We’re a couple of days into the new phase of Turkey’s “war on terror,” and so far it looks pretty much like the old phase, where the Turks offer nominal lip-service about opposing ISIS but focus their energy, and ordinance, almost exclusively on the Kurds. Turkey’s air force has allegedly flown hundreds of sorties against Kurdistan Workers’ Party (PKK) targets in northern Iraq over the past couple of days, dwarfing the number of sorties it’s flown against ISIS in that same time. It’s also arrested hundreds of people with suspected ties to ISIS and the PKK in recent days, but curiously won’t get any more specific than that, which gives some credence to Kurdish claims that most of those arrests have been related to the PKK, not to ISIS.

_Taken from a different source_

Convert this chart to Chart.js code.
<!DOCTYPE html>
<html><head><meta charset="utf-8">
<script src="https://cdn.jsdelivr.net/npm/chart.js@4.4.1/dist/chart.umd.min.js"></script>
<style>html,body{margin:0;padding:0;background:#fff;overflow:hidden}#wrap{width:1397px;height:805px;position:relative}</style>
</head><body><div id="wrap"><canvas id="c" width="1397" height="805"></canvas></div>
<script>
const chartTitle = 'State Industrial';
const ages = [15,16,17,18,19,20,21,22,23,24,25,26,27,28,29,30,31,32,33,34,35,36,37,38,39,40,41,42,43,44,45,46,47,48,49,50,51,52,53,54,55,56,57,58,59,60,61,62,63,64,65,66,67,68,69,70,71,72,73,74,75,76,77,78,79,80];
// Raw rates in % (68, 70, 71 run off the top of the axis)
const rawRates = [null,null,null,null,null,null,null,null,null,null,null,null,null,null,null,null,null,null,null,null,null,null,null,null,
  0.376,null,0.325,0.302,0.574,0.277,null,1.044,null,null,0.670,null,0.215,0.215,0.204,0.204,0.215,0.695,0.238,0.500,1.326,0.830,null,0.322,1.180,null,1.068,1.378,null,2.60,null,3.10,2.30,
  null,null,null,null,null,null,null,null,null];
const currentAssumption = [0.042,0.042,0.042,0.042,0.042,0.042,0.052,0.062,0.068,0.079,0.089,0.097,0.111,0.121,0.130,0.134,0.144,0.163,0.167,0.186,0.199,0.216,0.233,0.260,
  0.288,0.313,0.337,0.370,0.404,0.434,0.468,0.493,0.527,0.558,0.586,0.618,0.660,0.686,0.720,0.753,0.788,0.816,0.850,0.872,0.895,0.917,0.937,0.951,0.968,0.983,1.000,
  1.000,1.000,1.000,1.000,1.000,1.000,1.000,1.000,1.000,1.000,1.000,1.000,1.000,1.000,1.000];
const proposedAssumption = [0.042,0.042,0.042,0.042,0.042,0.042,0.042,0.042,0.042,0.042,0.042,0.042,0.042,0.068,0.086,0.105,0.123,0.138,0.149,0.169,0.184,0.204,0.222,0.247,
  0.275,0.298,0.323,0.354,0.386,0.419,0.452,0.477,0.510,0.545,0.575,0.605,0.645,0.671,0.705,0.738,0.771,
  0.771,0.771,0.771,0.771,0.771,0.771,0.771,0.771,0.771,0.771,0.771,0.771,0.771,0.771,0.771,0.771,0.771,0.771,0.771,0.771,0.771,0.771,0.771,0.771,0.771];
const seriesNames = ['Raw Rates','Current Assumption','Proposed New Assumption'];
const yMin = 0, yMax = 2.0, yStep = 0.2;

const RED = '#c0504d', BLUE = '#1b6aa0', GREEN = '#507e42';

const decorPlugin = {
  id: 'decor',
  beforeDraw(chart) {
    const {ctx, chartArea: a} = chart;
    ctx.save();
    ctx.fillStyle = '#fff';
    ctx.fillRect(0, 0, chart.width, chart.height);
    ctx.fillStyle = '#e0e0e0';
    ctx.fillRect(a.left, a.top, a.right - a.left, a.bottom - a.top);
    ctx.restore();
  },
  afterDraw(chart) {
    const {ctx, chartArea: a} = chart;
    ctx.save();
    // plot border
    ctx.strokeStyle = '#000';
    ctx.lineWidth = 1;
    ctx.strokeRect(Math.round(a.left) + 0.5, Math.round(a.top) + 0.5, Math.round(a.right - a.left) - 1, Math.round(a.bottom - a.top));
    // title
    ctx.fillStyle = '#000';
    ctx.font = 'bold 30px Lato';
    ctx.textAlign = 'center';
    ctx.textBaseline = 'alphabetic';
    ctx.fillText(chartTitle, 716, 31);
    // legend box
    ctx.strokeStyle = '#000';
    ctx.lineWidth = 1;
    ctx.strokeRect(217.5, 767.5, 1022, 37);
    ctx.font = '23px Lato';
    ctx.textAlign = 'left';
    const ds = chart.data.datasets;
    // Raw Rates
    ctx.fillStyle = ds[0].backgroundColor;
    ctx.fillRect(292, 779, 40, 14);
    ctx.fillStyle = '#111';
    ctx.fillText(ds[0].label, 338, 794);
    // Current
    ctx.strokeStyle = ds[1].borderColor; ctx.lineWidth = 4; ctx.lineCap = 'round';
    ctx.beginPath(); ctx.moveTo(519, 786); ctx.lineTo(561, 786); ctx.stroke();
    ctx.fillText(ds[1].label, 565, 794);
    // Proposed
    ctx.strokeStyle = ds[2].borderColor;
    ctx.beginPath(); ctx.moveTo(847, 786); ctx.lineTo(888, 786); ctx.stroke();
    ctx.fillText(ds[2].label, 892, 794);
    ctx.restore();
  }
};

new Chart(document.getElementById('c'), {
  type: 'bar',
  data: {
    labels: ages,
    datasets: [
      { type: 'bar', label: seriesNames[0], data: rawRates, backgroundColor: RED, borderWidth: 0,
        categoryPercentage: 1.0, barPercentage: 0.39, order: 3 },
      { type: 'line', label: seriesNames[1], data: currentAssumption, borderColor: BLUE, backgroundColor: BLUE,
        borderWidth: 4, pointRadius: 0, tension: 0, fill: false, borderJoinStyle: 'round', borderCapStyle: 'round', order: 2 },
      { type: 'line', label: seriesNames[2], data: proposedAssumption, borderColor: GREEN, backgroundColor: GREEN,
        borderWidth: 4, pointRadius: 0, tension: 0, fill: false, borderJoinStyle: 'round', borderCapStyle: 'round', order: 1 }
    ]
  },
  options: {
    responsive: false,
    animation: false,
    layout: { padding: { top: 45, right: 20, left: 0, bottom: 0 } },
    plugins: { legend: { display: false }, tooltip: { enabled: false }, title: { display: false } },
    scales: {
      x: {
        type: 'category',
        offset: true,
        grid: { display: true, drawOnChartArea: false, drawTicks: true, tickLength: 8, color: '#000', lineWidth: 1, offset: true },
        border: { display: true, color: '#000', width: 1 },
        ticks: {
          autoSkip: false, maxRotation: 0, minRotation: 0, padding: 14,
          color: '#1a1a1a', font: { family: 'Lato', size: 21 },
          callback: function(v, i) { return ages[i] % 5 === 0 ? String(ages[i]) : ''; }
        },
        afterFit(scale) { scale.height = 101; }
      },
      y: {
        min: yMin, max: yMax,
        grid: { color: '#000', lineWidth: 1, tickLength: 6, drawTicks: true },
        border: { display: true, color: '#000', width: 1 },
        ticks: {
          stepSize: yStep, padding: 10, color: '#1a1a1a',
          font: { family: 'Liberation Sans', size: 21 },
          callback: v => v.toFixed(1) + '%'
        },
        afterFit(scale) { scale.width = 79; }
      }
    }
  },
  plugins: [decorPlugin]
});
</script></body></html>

Kurds all across the region are unhappy with what Ankara is doing. Hundreds of Kurdish protesters took to the streets of Istanbul, Ankara, and the Iraqi Kurdish capital of Irbil (where they tried to march on the Turkish consulate) to protest Turkey’s attacks on the PKK yesterday. The PKK retaliated for the strikes by hitting a Turkish military convoy in Lice with a car bomb yesterday. The group’s ceasefire with Turkey, which has been in place since 2013, appears to be all but over at this point. Even Masoud Barzani, the leader of the Kurdish Regional Government in Iraq and an ideological opponent of the PKK (they’re lefties and he’s a righty), who has generally had good relations with Turkish President Tayyip Erdoğan (they’re both righties), has denounced Turkey’s airstrikes and called for a return to negotiations between Ankara and the PKK, though Turkish PM Ahmet Davutoğlu told reporters in Turkey that Barzani had called the operation “justified” when he and Davutoğlu talked about it over the phone on Saturday, so somebody isn’t quite telling the truth here.

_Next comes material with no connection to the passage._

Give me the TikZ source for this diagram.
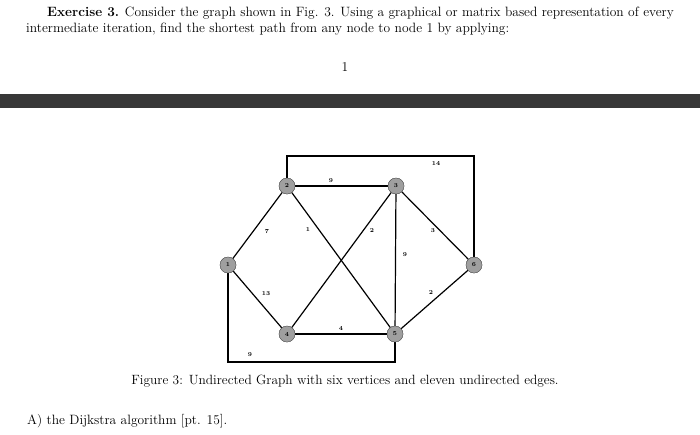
\documentclass[tikz,border=0pt]{standalone}
\begin{document}
\begin{tikzpicture}[x=1pt,y=-1pt,
  vtx/.style={circle,fill=gray!75,draw=gray!60!black,line width=0.3pt,minimum size=16pt,inner sep=0pt,font=\fontsize{6}{6}\selectfont\bfseries},
  edge/.style={line width=1.2pt},
  wt/.style={font=\fontsize{6}{6}\selectfont\bfseries,inner sep=0pt},
  txt/.style={font=\fontsize{13.5}{17}\selectfont,inner sep=0pt,anchor=west}]
\useasboundingbox (0,0) rectangle (700,434);
\node[txt] (l1) at (47,13) {\textbf{Exercise 3.} Consider the graph shown in Fig. 3. Using a graphical or matrix based representation of every};
\node[txt] (l2) at (26,29) {intermediate iteration, find the shortest path from any node to node 1 by applying:};
\node[font=\fontsize{13.5}{17}\selectfont,inner sep=0pt] (pg) at (345,67) {1};
\fill[black!78] (0,94) rectangle (700,108);
\node[vtx] (n1) at (228,265) {1};
\node[vtx] (n2) at (287,186) {2};
\node[vtx] (n3) at (396,186) {3};
\node[vtx] (n4) at (287,334) {4};
\node[vtx] (n5) at (395,334) {5};
\node[vtx] (n6) at (474,265) {6};
\coordinate (t2) at (287,156);
\coordinate (t6) at (474,156);
\coordinate (b1) at (228,362);
\coordinate (b5) at (395,362);
\draw[edge] (n2) -- (t2) -- (t6) -- (n6);
\draw[edge] (n1) -- (b1) -- (b5) -- (n5);
\draw[edge] (n1) -- (n2);
\draw[edge] (n1) -- (n4);
\draw[edge] (n2) -- (n3);
\draw[edge] (n2) -- (n5);
\draw[edge] (n3) -- (n4);
\draw[edge] (n3) -- (n5);
\draw[edge] (n3) -- (n6);
\draw[edge] (n4) -- (n5);
\draw[edge] (n5) -- (n6);
\node[vtx] at (n1) {1};
\node[vtx] at (n2) {2};
\node[vtx] at (n3) {3};
\node[vtx] at (n4) {4};
\node[vtx] at (n5) {5};
\node[vtx] at (n6) {6};
\node[wt] (w14) at (436,164) {14};
\node[wt] (w9a) at (331,181) {9};
\node[wt] (w7) at (267,232) {7};
\node[wt] (w1) at (308,230) {1};
\node[wt] (w2) at (372,231) {2};
\node[wt] (w3) at (433,231) {3};
\node[wt] (w9b) at (405,255) {9};
\node[wt] (w13) at (266,294) {13};
\node[wt] (w2b) at (431,293) {2};
\node[wt] (w4) at (341,328) {4};
\node[wt] (w9c) at (250,355) {9};
\node[font=\fontsize{13.4}{15}\selectfont,inner sep=0pt] (cap) at (345,381) {Figure 3: Undirected Graph with six vertices and eleven undirected edges.};
\node[txt] (a) at (27,421) {A) the Dijkstra algorithm [pt. 15].};
\end{tikzpicture}
\end{document}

It should be noted that the PKK handed Ankara a justification for these attacks when it killed those two Turkish police officers late last week over suspicions that they helped ISIS carry out Monday’s bombing in Suruç, but that’s nothing more than a pretense. These strikes are about Turkey’s fears of an independent Kurdish zone in northern Syria that could serve as a base of operations for the PKK (which is closely allied with Syria’s also-lefty Kurdish party, PYD). PKK, after all, and let’s be honest here, is still designated a terrorist group by the US, EU, and NATO, among others, and came by those designations honestly in the 1990s. So Turkey’s concerns aren’t totally unfounded. But Ankara has been playing fast and loose with the facts when it comes to the current situation in northern Syria, accusing the Kurds of taking advantage of ISIS’s activities to carve out a state for themselves. But this is absurd spin; the Kurds have been fighting ISIS to defend themselves and their land, and to the extent that they now have autonomous control over the Rojava area in northern Syria, that’s because Syria no longer has a functioning government, not because of some sinister long con by the Kurds. In fact, it’s been pretty clear that Turkey has been exploiting ISIS, casually looking the other way as fighters and supplies intended for ISIS poured over their border, in the hopes that ISIS would defeat the Kurds. Turkey obviously doesn’t want to be portrayed as an ISIS supporter or ally, but if the shoe fits…
Brett McGurk, a Deputy Assistant Secretary of State and the deputy US envoy to the “Global Coalition to Counter ISIL,” tweeted yesterday that while the US acknowledges Turkey’s right to defend itself from PKK attacks, the US also wants both sides to cease and desist so that everybody can get back to focusing on ISIS. There’s some feeling that the US bought expanded coalition access to Turkey’s Incirlik Air Base and some nominal Turkish strikes against ISIS not with that alleged agreement on a safe zone in northern Syria, but with a promise to “look the other way” as the Turks launch a full scale campaign against the PKK (in another tweet, McGurk explicitly denied this connection). There may be something to this, and if that’s the case then the administration made a bad deal with Ankara. The use of Incirlik is important, but the Kurds have been the one force on the ground in both Syria and Iraq that is a) effective against ISIS given supplies and air support and b) unabashedly pro-American. If Turkey triggers a full-on war with the Kurds in Turkey, Syria, and Iraq, it will be yet another catastrophe for the region, and will (among many other things) add massive complications a fight against ISIS that is already has enough problems to overcome.